TYPE: Carrier-borne torpedo-bomber, strike fighter. Project

ACCOMMODATION: Pilot and navigator

POWER PLANT: Two twin-coupled Rolls-Royce “Merlin” RM.14.SM, rated at 2,200 hp

PERFORMANCE: 360 mph at 15,000 ft

COMMENT: In autumn 1944 the Fairey Corporation was asked to assess the feasibility of adapting its original tandem, twin engine research studies to a new naval strike platform as a replacement of the troublesome Fairey “Spearfish”. The new aircraft was planned for use aboard the new 46,000 t “Malta”-class aircraft carriers then under development and as power units two tandem-coupled engines were proposed: The Rolls-Royce “Tandem Merlin” (Project A) or alternatively the Rolls-Royce “Twin Griffon” (Project B). Either design was intended to be a single-seat aircraft, although there was the possibility for adding a rear compartment for a navigator.
During March 1945, Fairey redesigned the “Project A’s” overall specifications.
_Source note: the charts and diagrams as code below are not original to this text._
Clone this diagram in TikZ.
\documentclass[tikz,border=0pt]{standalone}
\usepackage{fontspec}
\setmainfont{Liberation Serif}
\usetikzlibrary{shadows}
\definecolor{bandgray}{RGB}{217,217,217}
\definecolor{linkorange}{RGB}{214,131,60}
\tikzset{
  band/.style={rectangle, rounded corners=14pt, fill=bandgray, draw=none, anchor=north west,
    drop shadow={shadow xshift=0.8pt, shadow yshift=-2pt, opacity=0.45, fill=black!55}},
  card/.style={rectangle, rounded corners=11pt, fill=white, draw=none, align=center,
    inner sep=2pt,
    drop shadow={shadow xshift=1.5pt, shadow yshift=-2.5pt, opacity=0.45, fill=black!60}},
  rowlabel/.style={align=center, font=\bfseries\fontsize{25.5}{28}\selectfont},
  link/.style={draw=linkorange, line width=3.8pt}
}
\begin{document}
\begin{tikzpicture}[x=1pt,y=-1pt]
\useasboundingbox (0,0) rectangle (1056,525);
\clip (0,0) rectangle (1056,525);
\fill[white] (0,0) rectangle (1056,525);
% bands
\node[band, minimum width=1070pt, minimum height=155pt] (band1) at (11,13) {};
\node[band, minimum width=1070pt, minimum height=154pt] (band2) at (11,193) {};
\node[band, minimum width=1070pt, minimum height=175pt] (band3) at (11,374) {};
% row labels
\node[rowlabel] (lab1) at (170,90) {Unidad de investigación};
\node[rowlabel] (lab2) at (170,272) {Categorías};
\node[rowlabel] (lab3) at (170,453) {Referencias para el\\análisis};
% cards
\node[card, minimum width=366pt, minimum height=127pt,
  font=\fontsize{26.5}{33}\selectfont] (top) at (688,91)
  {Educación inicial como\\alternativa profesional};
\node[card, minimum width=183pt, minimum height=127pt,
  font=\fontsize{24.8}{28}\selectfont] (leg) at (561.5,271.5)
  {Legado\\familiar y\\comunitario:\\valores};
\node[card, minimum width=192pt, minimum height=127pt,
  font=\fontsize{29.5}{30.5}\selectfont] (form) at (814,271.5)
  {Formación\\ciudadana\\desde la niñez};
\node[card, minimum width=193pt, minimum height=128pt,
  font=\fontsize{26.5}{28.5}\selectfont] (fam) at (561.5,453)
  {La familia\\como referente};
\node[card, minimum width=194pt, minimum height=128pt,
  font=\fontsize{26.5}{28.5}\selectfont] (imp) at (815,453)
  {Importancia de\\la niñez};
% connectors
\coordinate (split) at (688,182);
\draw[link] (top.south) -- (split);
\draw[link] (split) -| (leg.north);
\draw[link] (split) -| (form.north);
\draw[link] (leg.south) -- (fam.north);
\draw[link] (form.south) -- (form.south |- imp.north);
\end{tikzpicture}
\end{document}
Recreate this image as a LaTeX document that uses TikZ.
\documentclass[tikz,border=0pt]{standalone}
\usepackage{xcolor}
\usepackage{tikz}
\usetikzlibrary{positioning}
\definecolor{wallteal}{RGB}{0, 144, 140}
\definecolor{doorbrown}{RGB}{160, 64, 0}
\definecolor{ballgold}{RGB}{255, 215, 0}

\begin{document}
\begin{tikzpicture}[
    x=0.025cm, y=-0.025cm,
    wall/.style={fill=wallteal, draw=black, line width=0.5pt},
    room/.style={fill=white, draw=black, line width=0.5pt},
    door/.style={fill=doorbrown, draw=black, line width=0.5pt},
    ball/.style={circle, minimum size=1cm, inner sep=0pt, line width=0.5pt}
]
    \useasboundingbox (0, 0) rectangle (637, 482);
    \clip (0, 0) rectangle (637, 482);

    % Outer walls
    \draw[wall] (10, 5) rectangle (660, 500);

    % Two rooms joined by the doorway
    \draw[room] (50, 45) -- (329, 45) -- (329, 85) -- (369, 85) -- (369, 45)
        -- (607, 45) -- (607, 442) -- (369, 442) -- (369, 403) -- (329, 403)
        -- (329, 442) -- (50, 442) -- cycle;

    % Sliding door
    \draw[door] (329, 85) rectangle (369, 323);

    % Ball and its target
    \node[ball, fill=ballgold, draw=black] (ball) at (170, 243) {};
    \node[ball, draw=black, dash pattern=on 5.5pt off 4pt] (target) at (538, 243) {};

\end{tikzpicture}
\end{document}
The plane would still employ the Rolls-Royce “Merlin” twin-coupled power plant, but the new version was streamlined and compacted. The aircraft was a cantilever, mid-wing monoplane, with an all-metal, monocoque fuselage, the centre wing section was built integral with the fuselage and the outer wing panels could be hydraulically folded for carrier operations. It had an internal weapons bay to hold a torpedo, retractable ASV Mk. XV surface search radar mounted behind the bomb bay, contra-rotating propellers, and a stronger outward retracting conventional landing gear with a tailwheel.  The cockpit was positioned high above the engine and offered an excellent view for the pilot, the navigators position was behind the cockpit in a separate copula operating a remote-controlled Frazer-Nash FN 95 barbette holding two 12,7 mm M2 Browning machine guns.
With the end of WW II and the upcoming turbojet- and turboprop-engines as well as the cancellation of all orders for new “Malta”-class aircraft carriers the Fairey design was abandoned. Nevertheless, in the post-war period this design influenced the development of the successful carrier-born anti-submarine aircraft Fairey “Gannet” (Ref.: Unicraft, 24).
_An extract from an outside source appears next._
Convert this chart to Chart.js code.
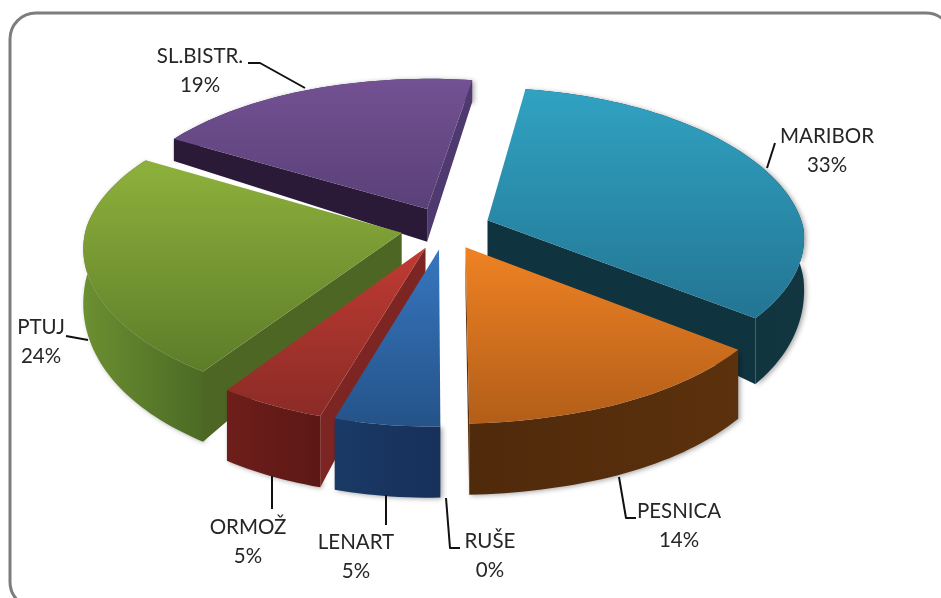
<!DOCTYPE html>
<html><head><meta charset="utf-8">
<style>html,body{margin:0;padding:0;background:#fff}#w{width:941px;height:598px;overflow:hidden}</style>
<script src="https://cdn.jsdelivr.net/npm/chart.js@4/dist/chart.umd.js"></script>
</head><body><div id="w"><canvas id="c" width="941" height="598"></canvas></div>
<script>
const categories = ['MARIBOR','PESNICA','RUŠE','LENART','ORMOŽ','PTUJ','SL.BISTR.'];
const shares = [33,14,0,5,5,24,19];
const topLight = ['#31a2c2','#ef8223','#000000','#3676bf','#bf3b33','#8eb13c','#735193'];
const topDark  = ['#237593','#b25e19','#000000','#255389','#8b2b26','#5d7c29','#5a4078'];
const rimLeft  = ['#113640','#5c310d','#000000','#1a3a66','#6e1e1b','#6b8f31','#2a1a38'];
const rimRight = ['#10323c','#4f2a0b','#000000','#16305a','#5c1815','#4c6a24','#4f3a70'];
const startWall= ['#10343f','#5a2f0c','#000000','#17325a','#7d2522','#4e6623','#2a1a38'];
const endWall  = ['#10343f','#5a2f0c','#000000','#17325a','#621a18','#4e6623','#4f3a70'];
const labelSpots = [[827,136],[679,511],[490,541],[356,542],[248,527],[41,327],[200,56]];
const leaders = [
 [[775,143],[767,168]],
 [[619,477],[626,518],[636,518]],
 [[446,498],[450,548],[460,548]],
 [[386,495],[386,525]],
 [[272,476],[272,509]],
 [[66,336],[88,340]],
 [[248,63],[260,63],[305,88]]
];
const view = {cx:446, cy:228, squash:0.475, persp:0.12, perspBackL:0.11, perspBackR:0.143, perspFrontL:0.068, perspFrontR:0.13, lean:9};

function project(dx,dy,R){
  const y=dy/R, k=1/(1-view.persp*y);
  let px;
  if(y>0) px=dx>0?view.perspFrontL+(view.perspFrontR-view.perspFrontL)*Math.min(1,dx/150):view.perspFrontL;
  else px=dx>0?view.perspBackR:view.perspBackL;
  const kx=1/(1-px*y);
  const lean=y>0?view.lean*y:0;
  return [view.cx+dx*kx-lean, view.cy+view.squash*dy*k];
}
function depth(dx,dy,R){
  const y=dy/R, r=Math.min(1,Math.hypot(dx,dy)/R);
  return Math.max(22,50+38*y-17*y*y-14*(1-r));
}
function poly(ctx,pts){ctx.beginPath();pts.forEach((p,i)=>i?ctx.lineTo(p[0],p[1]):ctx.moveTo(p[0],p[1]));ctx.closePath();}
function faces(A,P,M){
  const ex=P[0]-A[0], ey=P[1]-A[1];
  const side=ex*(M[1]-A[1])-ey*(M[0]-A[0]);
  return ex*side<0;
}

const pie3d = {
  id:'pie3d',
  beforeDraw(chart){
    const ctx=chart.ctx;
    ctx.save();
    ctx.strokeStyle='#7d7d7d';ctx.lineWidth=3;
    ctx.beginPath();ctx.roundRect(10,13,942,595,26);ctx.stroke();
    ctx.restore();
  },
  beforeDatasetDraw(chart,args){
    const ctx=chart.ctx, arcs=args.meta.data;
    const slices=[];
    arcs.forEach((arc,i)=>{
      const {startAngle:a0,endAngle:a1,outerRadius:R}=arc.getProps(['startAngle','endAngle','outerRadius'],true);
      if(a1-a0<1e-4) return;
      const off=arc.options.offset, mid=(a0+a1)/2;
      const ox=Math.cos(mid)*off, oy=Math.sin(mid)*off;
      const disc=[];
      const n=Math.max(8,Math.ceil((a1-a0)*40));
      for(let j=0;j<=n;j++){const a=a0+(a1-a0)*j/n;disc.push([ox+R*Math.cos(a),oy+R*Math.sin(a)]);}
      slices.push({i,R,ox,oy,disc,sort:oy});
    });
    slices.sort((a,b)=>a.sort-b.sort);
    const lower=(d,R)=>{const p=project(d[0],d[1],R);return [p[0],p[1]+depth(d[0],d[1],R)];};
    const sharp=(d,R)=>project(d[0],d[1],R);
    slices.forEach(s=>{
      const {i,R,ox,oy,disc}=s, A=[ox,oy];
      const first=disc[0], last=disc[disc.length-1], middle=disc[disc.length>>1];
      const tops=disc.map(d=>sharp(d,R)), bots=disc.map(d=>lower(d,R)).reverse();
      const xs=tops.map(p=>p[0]);
      const g=ctx.createLinearGradient(Math.min(...xs),0,Math.max(...xs),0);
      g.addColorStop(0,i===0||i===1?rimRight[i]:rimLeft[i]);
      g.addColorStop(1,i===0||i===1?rimLeft[i]:rimRight[i]);
      ctx.save();
      ctx.shadowColor='rgba(0,0,0,0.35)';ctx.shadowBlur=5;ctx.shadowOffsetX=2;ctx.shadowOffsetY=1;
      ctx.fillStyle=g;poly(ctx,tops.concat(bots));ctx.fill();
      ctx.restore();
      if(faces(sharp(A,R),sharp(first,R),sharp(middle,R))){
        ctx.fillStyle=startWall[i];
        poly(ctx,[sharp(A,R),sharp(first,R),lower(first,R),lower(A,R)]);ctx.fill();
      }
      if(faces(sharp(A,R),sharp(last,R),sharp(middle,R))){
        ctx.fillStyle=endWall[i];
        poly(ctx,[sharp(A,R),sharp(last,R),lower(last,R),lower(A,R)]);ctx.fill();
      }
    });
    slices.forEach(s=>{
      const {i,R,ox,oy,disc}=s;
      const pts=[sharp([ox,oy],R)].concat(disc.map(d=>sharp(d,R)));
      const ys=pts.map(p=>p[1]);
      const g=ctx.createLinearGradient(0,Math.min(...ys),0,Math.max(...ys));
      g.addColorStop(0,topLight[i]);g.addColorStop(1,topDark[i]);
      ctx.fillStyle=g;poly(ctx,pts);ctx.fill();
    });
    return false;
  },
  afterDraw(chart){
    const ctx=chart.ctx;
    ctx.save();
    ctx.strokeStyle='#111';ctx.lineWidth=2;ctx.lineJoin='round';
    leaders.forEach(l=>{ctx.beginPath();l.forEach((p,i)=>i?ctx.lineTo(p[0],p[1]):ctx.moveTo(p[0],p[1]));ctx.stroke();});
    ctx.fillStyle='#262626';ctx.font='20.5px Lato';ctx.textAlign='center';ctx.textBaseline='middle';
    categories.forEach((c,i)=>{
      const [x,y]=labelSpots[i];
      ctx.fillText(c,x,y);
      ctx.fillText(shares[i]+'%',x,y+29);
    });
    ctx.restore();
  }
};

new Chart(document.getElementById('c'),{
  type:'pie',
  data:{labels:categories,datasets:[{data:shares,offset:45,borderWidth:0,backgroundColor:topLight}]},
  options:{
    responsive:false,animation:false,rotation:9,radius:316,
    plugins:{legend:{display:false},tooltip:{enabled:false}}
  },
  plugins:[pie3d]
});
</script></body></html>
Blackburn B.44 (Unicraft, Resin)

TYPE: Flying-boat fighter and fighter bomber. Project


POWER PLANT: One Napier Sabre II, rated at 2.020 hp, driving two three-bladed contra-rotating propellers


COMMENT: After Japan’s initial successes in the Pacific Area of Action, the need for a fighter aircraft capable of operating from austere island sites, with minimal infrastructure, was regarded as a high priority. So the British Air Ministry’s Specification N2./42 called for a retractable hull flying-boat fighter. The Blackburn Aircraft Company designed a water based fighter that utilized as much as possible of the structure of the Blackburn Firebrand torpedo striker fighter, just beginning flight tests at that time. A novelty was the retractable hull. The fuselage of the aircraft was to be split in two with the lower float-like half extending and retracting hydraulically. This resulted in an excellent streamline form with the main hull, and simultaneously provided adequate clearance between airscrews and water. The B.44 was well suited for the Pacific war. However, the project was cancelled because British Naval policy was only to use aircraft carriers with wheeled fighters (Ref.: 23 ).